[START OF Records for this task]
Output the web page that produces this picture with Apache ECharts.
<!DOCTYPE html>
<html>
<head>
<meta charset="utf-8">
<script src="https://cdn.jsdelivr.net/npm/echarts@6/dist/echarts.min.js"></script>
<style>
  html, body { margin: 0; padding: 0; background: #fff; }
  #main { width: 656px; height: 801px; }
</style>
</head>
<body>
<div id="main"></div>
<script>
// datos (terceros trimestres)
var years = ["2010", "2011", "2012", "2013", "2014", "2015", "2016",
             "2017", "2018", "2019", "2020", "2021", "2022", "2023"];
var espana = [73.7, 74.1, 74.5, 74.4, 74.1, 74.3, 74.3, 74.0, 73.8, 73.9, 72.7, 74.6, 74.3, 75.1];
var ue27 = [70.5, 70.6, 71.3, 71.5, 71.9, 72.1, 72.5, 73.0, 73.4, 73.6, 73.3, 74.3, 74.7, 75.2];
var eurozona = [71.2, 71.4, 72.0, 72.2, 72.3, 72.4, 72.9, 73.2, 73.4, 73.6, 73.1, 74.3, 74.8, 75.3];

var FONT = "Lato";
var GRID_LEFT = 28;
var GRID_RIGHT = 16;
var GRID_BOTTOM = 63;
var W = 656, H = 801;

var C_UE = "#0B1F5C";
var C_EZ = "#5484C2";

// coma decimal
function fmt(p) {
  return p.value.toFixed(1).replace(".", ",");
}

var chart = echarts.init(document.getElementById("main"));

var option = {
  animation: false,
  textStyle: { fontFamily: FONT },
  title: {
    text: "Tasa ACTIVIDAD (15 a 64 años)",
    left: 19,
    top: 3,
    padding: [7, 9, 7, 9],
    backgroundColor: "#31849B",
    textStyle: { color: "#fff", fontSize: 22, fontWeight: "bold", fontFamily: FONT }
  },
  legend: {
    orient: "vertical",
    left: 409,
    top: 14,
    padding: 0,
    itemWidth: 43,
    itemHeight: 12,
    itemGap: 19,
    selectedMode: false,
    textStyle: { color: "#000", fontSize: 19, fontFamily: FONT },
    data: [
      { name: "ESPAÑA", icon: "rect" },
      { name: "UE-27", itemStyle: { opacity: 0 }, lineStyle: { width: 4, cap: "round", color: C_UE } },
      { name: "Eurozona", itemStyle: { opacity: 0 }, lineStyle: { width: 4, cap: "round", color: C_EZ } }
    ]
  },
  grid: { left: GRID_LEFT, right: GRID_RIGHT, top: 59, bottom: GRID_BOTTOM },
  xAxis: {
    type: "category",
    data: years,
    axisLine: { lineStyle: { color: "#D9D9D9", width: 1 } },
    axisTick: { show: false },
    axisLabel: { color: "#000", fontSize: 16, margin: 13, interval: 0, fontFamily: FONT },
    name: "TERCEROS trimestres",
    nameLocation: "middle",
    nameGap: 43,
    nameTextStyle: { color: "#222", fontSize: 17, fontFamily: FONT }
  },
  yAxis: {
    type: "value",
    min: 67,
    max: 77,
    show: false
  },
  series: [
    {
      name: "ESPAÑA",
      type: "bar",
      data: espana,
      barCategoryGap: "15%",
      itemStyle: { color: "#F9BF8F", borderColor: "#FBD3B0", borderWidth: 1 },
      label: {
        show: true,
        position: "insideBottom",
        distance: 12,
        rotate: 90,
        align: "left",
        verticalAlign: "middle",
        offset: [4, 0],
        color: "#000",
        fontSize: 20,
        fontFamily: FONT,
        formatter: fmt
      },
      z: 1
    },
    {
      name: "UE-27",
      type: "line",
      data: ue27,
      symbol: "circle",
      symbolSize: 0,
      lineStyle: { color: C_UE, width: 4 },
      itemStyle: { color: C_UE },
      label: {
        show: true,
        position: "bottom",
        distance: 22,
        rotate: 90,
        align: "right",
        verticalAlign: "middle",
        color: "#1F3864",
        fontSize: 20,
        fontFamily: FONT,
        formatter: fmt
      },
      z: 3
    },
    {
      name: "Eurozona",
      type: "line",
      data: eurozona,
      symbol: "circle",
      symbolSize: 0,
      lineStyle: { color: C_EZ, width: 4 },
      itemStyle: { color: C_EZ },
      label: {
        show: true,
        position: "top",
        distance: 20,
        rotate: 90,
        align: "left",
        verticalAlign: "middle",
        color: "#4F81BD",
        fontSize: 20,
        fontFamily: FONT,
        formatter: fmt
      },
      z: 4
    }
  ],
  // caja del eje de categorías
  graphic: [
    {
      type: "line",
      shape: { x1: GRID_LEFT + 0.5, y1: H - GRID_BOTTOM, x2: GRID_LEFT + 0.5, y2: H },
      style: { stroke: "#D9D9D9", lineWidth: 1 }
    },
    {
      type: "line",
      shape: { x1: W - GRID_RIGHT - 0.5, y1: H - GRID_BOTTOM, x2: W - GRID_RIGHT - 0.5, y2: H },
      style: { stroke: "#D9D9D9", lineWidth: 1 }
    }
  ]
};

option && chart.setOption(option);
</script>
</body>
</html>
[END OF Records for this task]
[START OF Records for this task]
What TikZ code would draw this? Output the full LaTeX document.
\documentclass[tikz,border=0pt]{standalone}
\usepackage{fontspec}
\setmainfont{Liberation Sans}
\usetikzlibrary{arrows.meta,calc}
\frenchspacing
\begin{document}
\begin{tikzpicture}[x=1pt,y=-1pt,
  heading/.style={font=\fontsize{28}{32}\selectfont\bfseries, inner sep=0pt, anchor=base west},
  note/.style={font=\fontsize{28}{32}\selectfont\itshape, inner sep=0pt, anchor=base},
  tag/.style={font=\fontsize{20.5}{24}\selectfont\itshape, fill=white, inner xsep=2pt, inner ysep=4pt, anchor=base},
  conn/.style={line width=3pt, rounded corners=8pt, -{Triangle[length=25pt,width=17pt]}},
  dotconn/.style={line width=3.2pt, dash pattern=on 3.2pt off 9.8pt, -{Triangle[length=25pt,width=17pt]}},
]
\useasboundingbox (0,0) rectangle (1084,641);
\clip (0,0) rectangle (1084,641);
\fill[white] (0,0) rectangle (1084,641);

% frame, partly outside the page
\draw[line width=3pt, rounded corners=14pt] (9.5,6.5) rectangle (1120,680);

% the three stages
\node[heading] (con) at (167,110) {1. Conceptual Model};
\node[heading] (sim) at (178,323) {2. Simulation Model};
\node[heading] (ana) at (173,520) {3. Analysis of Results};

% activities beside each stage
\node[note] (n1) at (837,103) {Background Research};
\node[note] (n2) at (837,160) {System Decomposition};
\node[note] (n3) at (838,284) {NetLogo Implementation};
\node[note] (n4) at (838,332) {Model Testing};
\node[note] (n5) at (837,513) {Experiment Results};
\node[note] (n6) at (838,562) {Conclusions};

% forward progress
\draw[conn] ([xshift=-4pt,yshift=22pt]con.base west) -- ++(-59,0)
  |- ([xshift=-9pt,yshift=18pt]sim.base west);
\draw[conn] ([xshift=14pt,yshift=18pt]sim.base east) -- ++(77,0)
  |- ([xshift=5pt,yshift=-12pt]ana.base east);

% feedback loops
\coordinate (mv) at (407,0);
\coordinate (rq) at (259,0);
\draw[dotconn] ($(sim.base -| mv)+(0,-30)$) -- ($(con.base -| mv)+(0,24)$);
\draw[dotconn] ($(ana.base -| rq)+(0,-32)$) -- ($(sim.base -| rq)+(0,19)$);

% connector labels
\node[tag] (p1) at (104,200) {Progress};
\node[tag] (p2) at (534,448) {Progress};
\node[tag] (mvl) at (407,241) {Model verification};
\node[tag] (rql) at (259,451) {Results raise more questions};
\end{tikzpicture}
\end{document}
[END OF Records for this task]
- Aim -
In the records above, find each line that holds the word "draw"; copy all such lines.

- Correct output -
What TikZ code would draw this? Output the full LaTeX document.
\draw[line width=3pt, rounded corners=14pt] (9.5,6.5) rectangle (1120,680);
\draw[conn] ([xshift=-4pt,yshift=22pt]con.base west) -- ++(-59,0)
\draw[conn] ([xshift=14pt,yshift=18pt]sim.base east) -- ++(77,0)
\draw[dotconn] ($(sim.base -| mv)+(0,-30)$) -- ($(con.base -| mv)+(0,24)$);
\draw[dotconn] ($(ana.base -| rq)+(0,-32)$) -- ($(sim.base -| rq)+(0,19)$);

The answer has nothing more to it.